REQUIREMENTS:
Give again exactly the lines that run from the start of the records to the line holding "3, -12, 4, 5];", both ends counted. Do not include the pictures.

Charts and diagrams as code

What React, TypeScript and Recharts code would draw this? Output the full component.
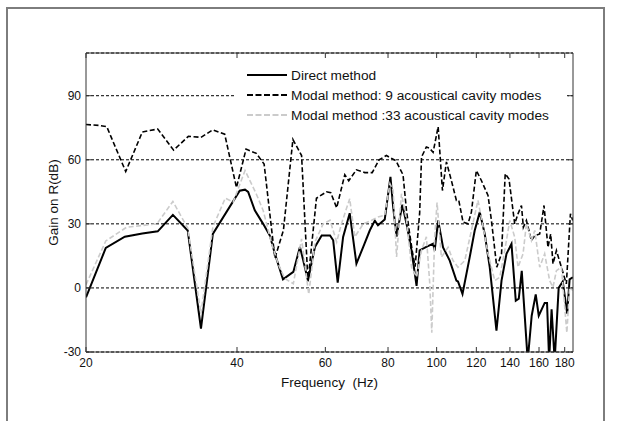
import { LineChart, Line, XAxis, YAxis, CartesianGrid, Legend } from "recharts";

const FONT = "'Liberation Sans', Arial, sans-serif";

const xTicks = [20, 40, 60, 80, 100, 120, 140, 160, 180];
const yTicks = [-30, 0, 30, 60, 90];

// Direct method (solid black)
const directFreq = [20, 21.9, 23.9, 25.9, 27.8, 29.8, 31.9, 33.9, 35.8, 40.5, 41.5, 42.1, 43.4, 45.1, 46.5, 47.6, 49.4, 51.8, 53.4, 54.2, 55.4, 57.2, 59.0, 61.3, 62.2, 63.5, 65.1, 67.1, 69.2, 71.4, 73.6, 75.3, 76.4, 78.8, 80.9, 81.9, 83.2, 85.4, 87.1, 89.1, 91.2, 92.5, 95.4, 98.4, 99.1, 100.7, 103.0, 106.2, 109.5, 110.3, 112.6, 116.4, 119.1, 121.9, 124.7, 127.6, 131.6, 134.7, 137.8, 141.0, 143.8, 145.8, 147.8, 151.9, 154.7, 157.6, 159.8, 164.2, 166.0, 167.6, 169.5, 171.9, 175.1, 178.4, 182.1, 184.1, 186.8];
const directGain = [-4.4, 18.7, 24, 25.5, 26.5, 34.2, 26.9, -19, 25.3, 45.5, 46, 45, 36.3, 30, 24.5, 16, 4, 7.5, 19.2, 13, 3.5, 19.2, 24.6, 24.6, 22.3, 2.5, 23.9, 35, 11.4, 19.2, 27, 31.5, 29.3, 32, 52, 38, 24, 39, 30, 17.6, 1, 17.6, 19.2, 20.7, 17.5, 31.6, 19, 12.8, 3.4, 3, -2.8, 14.4, 26.9, 35.5, 25.3, 9.7, -20, 3.4, 16, 20.6, -6, -5, 8, -34, -13, -3, -13, -7, -7, -34, -10, -34, 0, 3, -12, 4, 5];

// Modal method, 9 cavity modes (dashed black)
const modal9Freq = [20, 21.2, 22.0, 24.0, 25.9, 27.8, 29.9, 32.0, 33.9, 35.8, 37.8, 39.9, 41.7, 43.7, 45.3, 47.6, 49.5, 51.7, 53.8, 55.4, 57.6, 60.3, 61.5, 63.2, 65.6, 66.8, 69.2, 71.9, 74.4, 76.8, 79.4, 83.0, 85.7, 87.1, 88.4, 89.6, 90.6, 92.5, 93.3, 95.4, 96.7, 98.4, 100.7, 102.7, 104.6, 107.0, 109.5, 110.7, 112.9, 115.5, 117.3, 120.0, 122.8, 126.6, 128.6, 131.8, 134.7, 137.0, 139.4, 143.1, 145.3, 147.6, 148.9, 151.0, 154.5, 156.9, 160.5, 163.7, 166.7, 168.8, 170.6, 173.3, 177.3, 181.4, 184.8, 186.8];
const modal9Gain = [76.5, 76.1, 75.5, 54.5, 73, 74.4, 64.5, 71, 70.5, 74, 72, 47, 65, 63, 58, 14, 27, 69.5, 62, 3, 42, 45, 44.6, 37.5, 53, 50.2, 55.3, 54, 54, 60, 62, 59.5, 53, 36, 25, 16, 10, 35, 61.3, 66, 65.5, 63.5, 75.5, 45.6, 59, 50.3, 41, 41, 30.8, 30, 35.5, 55, 50.3, 43.3, 31.6, 9.7, 16, 53.5, 51, 30, 34.7, 38.6, 28.4, 31.6, 22.2, 24.5, 25.3, 38.6, 19, 25.3, 11.3, 17.5, 9.7, 1.9, 34.7, 31.6];

// Modal method, 33 cavity modes (dashed light grey)
const modal33Freq = [20, 21.9, 24.1, 27.7, 29.8, 31.9, 33.9, 35.8, 37.9, 39.3, 41.5, 43.7, 45.1, 46.9, 48.3, 49.8, 51.8, 53.8, 55.6, 57.2, 59.4, 61.3, 63.2, 64.6, 67.1, 68.7, 71.4, 74.2, 76.4, 78.8, 80.7, 81.9, 83.2, 85.1, 87.1, 89.1, 91.2, 93.3, 95.4, 96.9, 97.8, 99.1, 100.2, 102.2, 105.4, 107.8, 110.3, 113.8, 117.3, 120.9, 123.8, 126.6, 130.6, 133.6, 136.7, 139.9, 143.1, 145.3, 148.7, 151.0, 154.5, 156.9, 160.5, 164.2, 168.0, 170.6, 173.3, 177.3, 181.8, 184.1, 186.8];
const modal33Gain = [1.5, 22, 28.4, 30, 40.5, 28, -12, 28.5, 42, 40.2, 55, 44, 36.3, 20.7, 11.4, 4.4, 2, 23, -3, 21.5, 30, 31.7, 21.5, 30, 41.8, 23.9, 30, 31.7, 33.2, 34, 48.8, 45.7, 14.5, 44.1, 31.7, 9.8, 5.1, 17.6, 23.9, 2, -21, 23.9, 40, 14.4, 19, 12.8, 9.7, 12.8, 26.9, 41, 28.4, 16, 3.4, 5, 17.5, 31.6, 23.8, 9.7, 16, 30, 22.2, 26.9, 9.7, 16, 3.4, 0.3, 8.1, 9.7, -21, 0.3, -1.2];

const toRows = (fs: number[], vs: number[]) => fs.map((f, i) => ({ f, v: vs[i] }));

const series = [
  { name: "Direct method", data: toRows(directFreq, directGain), color: "#000", width: 2, dash: undefined },
  { name: "Modal method: 9 acoustical cavity modes", data: toRows(modal9Freq, modal9Gain), color: "#000", width: 1.6, dash: "5 2.5" },
  { name: "Modal method :33 acoustical cavity modes", data: toRows(modal33Freq, modal33Gain), color: "#cbcbcb", width: 1.6, dash: "5 2.5" },
];

function LegendBox() {
  return (
    <div style={{ background: "#fff", padding: "3px 0 0 13px", boxSizing: "border-box", width: 333, height: 62, fontFamily: FONT }}>
      {series.map((s) => (
        <div key={s.name} style={{ display: "flex", alignItems: "center", height: 20 }}>
          <svg width={40} height={4} style={{ marginRight: 4, flex: "none" }}>
            <line x1={0} y1={2} x2={40} y2={2} stroke={s.color} strokeWidth={2} strokeDasharray={s.dash ? "6 2.5" : undefined} />
          </svg>
          <span style={{ fontSize: 13.7, color: "#111", whiteSpace: "nowrap" }}>{s.name}</span>
        </div>
      ))}
    </div>
  );
}

const tickStyle = { fill: "#111", fontSize: 12, fontFamily: FONT };

export default function App() {
  return (
    <div style={{ position: "relative", width: 602, height: 405 }}>
      <LineChart width={602} height={405} margin={{ top: 44, right: 36, bottom: 31, left: 0 }}>
        <CartesianGrid vertical={false} stroke="#000" strokeDasharray="3 2" yAxisId={0} />
        <XAxis
          xAxisId={0}
          type="number"
          dataKey="f"
          scale="log"
          domain={[20, 187]}
          ticks={xTicks}
          interval={0}
          allowDataOverflow
          height={30}
          stroke="#333"
          tickSize={-5}
          tickMargin={11}
          tick={tickStyle}
          label={{
            content: (p: any) => {
              const vb = p.viewBox || {};
              return (
                <text x={vb.x + vb.width / 2} y={379} textAnchor="middle" fontSize={13.5} fontFamily={FONT} fill="#111">
                  Frequency {"\u00a0"}(Hz)
                </text>
              );
            },
          }}
        />
        <XAxis
          xAxisId="top"
          orientation="top"
          type="number"
          dataKey="f"
          scale="log"
          domain={[20, 187]}
          ticks={xTicks}
          interval={0}
          allowDataOverflow
          height={1}
          stroke="#333"
          tickSize={-5}
          tickFormatter={() => ""}
        />
        <YAxis
          yAxisId={0}
          type="number"
          domain={[-30, 110]}
          ticks={yTicks}
          interval={0}
          allowDataOverflow
          width={78}
          stroke="#333"
          tickSize={-5}
          tickMargin={10}
          tick={tickStyle}
          label={{
            content: (p: any) => {
              const vb = p.viewBox || {};
              const cy = vb.y + vb.height / 2;
              return (
                <text x={49.5} y={cy} transform={`rotate(-90 49.5 ${cy})`} textAnchor="middle" fontSize={13.5} fontFamily={FONT} fill="#111">
                  Gain on R(dB)
                </text>
              );
            },
          }}
        />
        <YAxis
          yAxisId="right"
          orientation="right"
          type="number"
          domain={[-30, 110]}
          ticks={yTicks}
          interval={0}
          allowDataOverflow
          width={1}
          stroke="#333"
          tickSize={-5}
          tickFormatter={() => ""}
        />
        <Legend
          layout="vertical"
          align="center"
          verticalAlign="middle"
          content={() => <LegendBox />}
          wrapperStyle={{ left: 226, top: 54, width: 333, height: 62 }}
        />
        {series.map((s) => (
          <Line
            key={s.name}
            name={s.name}
            data={s.data}
            dataKey="v"
            xAxisId={0}
            yAxisId={0}
            type="linear"
            stroke={s.color}
            strokeWidth={s.width}
            strokeDasharray={s.dash}
            dot={false}
            activeDot={false}
            isAnimationActive={false}
          />
        ))}
      </LineChart>
      <div
        style={{
          position: "fixed",
          zIndex: 5,
          pointerEvents: "none",
          left: 6,
          top: 7,
          width: 599,
          height: 414,
          borderTop: "2px solid #7d7d7d",
          borderLeft: "2px solid #7d7d7d",
          borderRight: "2px solid #7d7d7d",
          boxSizing: "border-box",
        }}
      />
    </div>
  );
}
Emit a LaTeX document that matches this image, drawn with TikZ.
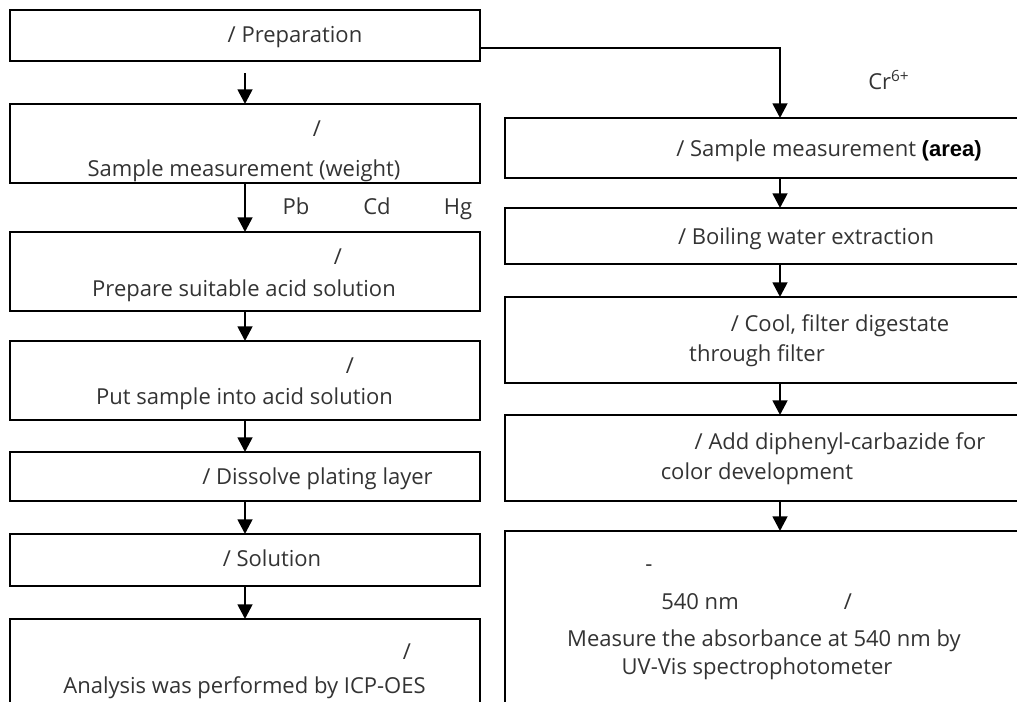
\documentclass[tikz,border=0pt]{standalone}
\usepackage{fontspec}
\setmainfont{Open Sans}
\newfontfamily\arialf{Liberation Sans}
\usetikzlibrary{arrows.meta}
\tikzset{
  box/.style={draw=black, line width=1.6pt, rectangle, anchor=north west, inner sep=0pt, outer sep=0pt},
  txt/.style={anchor=base, inner sep=0pt, text=black!80, font=\fontsize{16.5}{19}\selectfont, yshift=-5.2pt},
  arr/.style={line width=2pt, -{Triangle[width=11pt,length=11pt]}}
}
\begin{document}
\begin{tikzpicture}[x=0.75pt,y=-0.75pt]
\useasboundingbox (0,0) rectangle (1017,701);
\clip (0,0) rectangle (1017,701);
% left column
\node[box, minimum width={470*0.75pt}, minimum height={51*0.75pt}] (p1) at (10,10) {};
\node[box, minimum width={470*0.75pt}, minimum height={79*0.75pt}] (p2) at (10,104) {};
\node[box, minimum width={470*0.75pt}, minimum height={79*0.75pt}] (p3) at (10,232) {};
\node[box, minimum width={470*0.75pt}, minimum height={79*0.75pt}] (p4) at (10,341) {};
\node[box, minimum width={470*0.75pt}, minimum height={49*0.75pt}] (p5) at (10,452) {};
\node[box, minimum width={470*0.75pt}, minimum height={52*0.75pt}] (p6) at (10,534) {};
\node[box, minimum width={470*0.75pt}, minimum height={111*0.75pt}] (p7) at (10,619) {};
% right column
\node[box, minimum width={535*0.75pt}, minimum height={60*0.75pt}] (r1) at (505,118) {};
\node[box, minimum width={535*0.75pt}, minimum height={56*0.75pt}] (r2) at (505,208) {};
\node[box, minimum width={535*0.75pt}, minimum height={86*0.75pt}] (r3) at (505,297) {};
\node[box, minimum width={535*0.75pt}, minimum height={86*0.75pt}] (r4) at (505,415) {};
\node[box, minimum width={535*0.75pt}, minimum height={189*0.75pt}] (r5) at (505,531) {};
% texts left
\node[txt] (t1) at (295,36) {/ Preparation};
\node[txt] (t2a) at (317,130) {/};
\node[txt] (t2b) at (244,170) {Sample measurement (weight)};
\node[txt] (pb) at (296,208) {Pb};
\node[txt] (cd) at (377,208) {Cd};
\node[txt] (hg) at (458,208) {Hg};
\node[txt] (t3a) at (338,258) {/};
\node[txt] (t3b) at (244,290) {Prepare suitable acid solution};
\node[txt] (t4a) at (350,367) {/};
\node[txt] (t4b) at (244.5,398) {Put sample into acid solution};
\node[txt] (t5) at (317.5,478) {/ Dissolve plating layer};
\node[txt] (t6) at (272,560) {/ Solution};
\node[txt] (t7a) at (407,653) {/};
\node[txt] (t7b) at (244.5,687) {Analysis was performed by ICP-OES};
% texts right
\node[txt, anchor=base west] (cr) at (868,83) {Cr\textsuperscript{6+}};
\node[txt] (s1) at (829,150) {/ Sample measurement {\arialf\bfseries\color{black}(area)}};
\node[txt] (s2) at (806,238) {/ Boiling water extraction};
\node[txt] (s3a) at (840,325) {/ Cool, filter digestate};
\node[txt] (s3b) at (757,355) {through filter};
\node[txt] (s4a) at (840,443) {/ Add diphenyl-carbazide for};
\node[txt] (s4b) at (757,473) {color development};
\node[txt] (s5a) at (649,565) {-};
\node[txt] (s5b) at (700,603) {540 nm};
\node[txt] (s5c) at (848,603) {/};
\node[txt] (s5d) at (764,640) {Measure the absorbance at 540 nm by};
\node[txt] (s5e) at (757,668) {UV-Vis spectrophotometer};
% connectors
\draw[arr, shorten <=9pt] (p1.south) -- (p2.north);
\draw[arr] (p2.south) -- (p3.north);
\draw[arr] (p3.south) -- (p4.north);
\draw[arr] (p4.south) -- (p5.north);
\draw[arr] (p5.south) -- (p6.north);
\draw[arr] (p6.south) -- (p7.north);
\coordinate (c1) at (480,48);
\coordinate (c2) at (780,48);
\draw[arr] (c1) -- (c2) -- (c2 |- r1.north);
\draw[arr] (c2 |- r1.south) -- (c2 |- r2.north);
\draw[arr] (c2 |- r2.south) -- (c2 |- r3.north);
\draw[arr] (c2 |- r3.south) -- (c2 |- r4.north);
\draw[arr] (c2 |- r4.south) -- (c2 |- r5.north);
\end{tikzpicture}
\end{document}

TASK RESPONSE:
What React, TypeScript and Recharts code would draw this? Output the full component.
import { LineChart, Line, XAxis, YAxis, CartesianGrid, Legend } from "recharts";

const FONT = "'Liberation Sans', Arial, sans-serif";

const xTicks = [20, 40, 60, 80, 100, 120, 140, 160, 180];
const yTicks = [-30, 0, 30, 60, 90];

// Direct method (solid black)
const directFreq = [20, 21.9, 23.9, 25.9, 27.8, 29.8, 31.9, 33.9, 35.8, 40.5, 41.5, 42.1, 43.4, 45.1, 46.5, 47.6, 49.4, 51.8, 53.4, 54.2, 55.4, 57.2, 59.0, 61.3, 62.2, 63.5, 65.1, 67.1, 69.2, 71.4, 73.6, 75.3, 76.4, 78.8, 80.9, 81.9, 83.2, 85.4, 87.1, 89.1, 91.2, 92.5, 95.4, 98.4, 99.1, 100.7, 103.0, 106.2, 109.5, 110.3, 112.6, 116.4, 119.1, 121.9, 124.7, 127.6, 131.6, 134.7, 137.8, 141.0, 143.8, 145.8, 147.8, 151.9, 154.7, 157.6, 159.8, 164.2, 166.0, 167.6, 169.5, 171.9, 175.1, 178.4, 182.1, 184.1, 186.8];
const directGain = [-4.4, 18.7, 24, 25.5, 26.5, 34.2, 26.9, -19, 25.3, 45.5, 46, 45, 36.3, 30, 24.5, 16, 4, 7.5, 19.2, 13, 3.5, 19.2, 24.6, 24.6, 22.3, 2.5, 23.9, 35, 11.4, 19.2, 27, 31.5, 29.3, 32, 52, 38, 24, 39, 30, 17.6, 1, 17.6, 19.2, 20.7, 17.5, 31.6, 19, 12.8, 3.4, 3, -2.8, 14.4, 26.9, 35.5, 25.3, 9.7, -20, 3.4, 16, 20.6, -6, -5, 8, -34, -13, -3, -13, -7, -7, -34, -10, -34, 0, 3, -12, 4, 5];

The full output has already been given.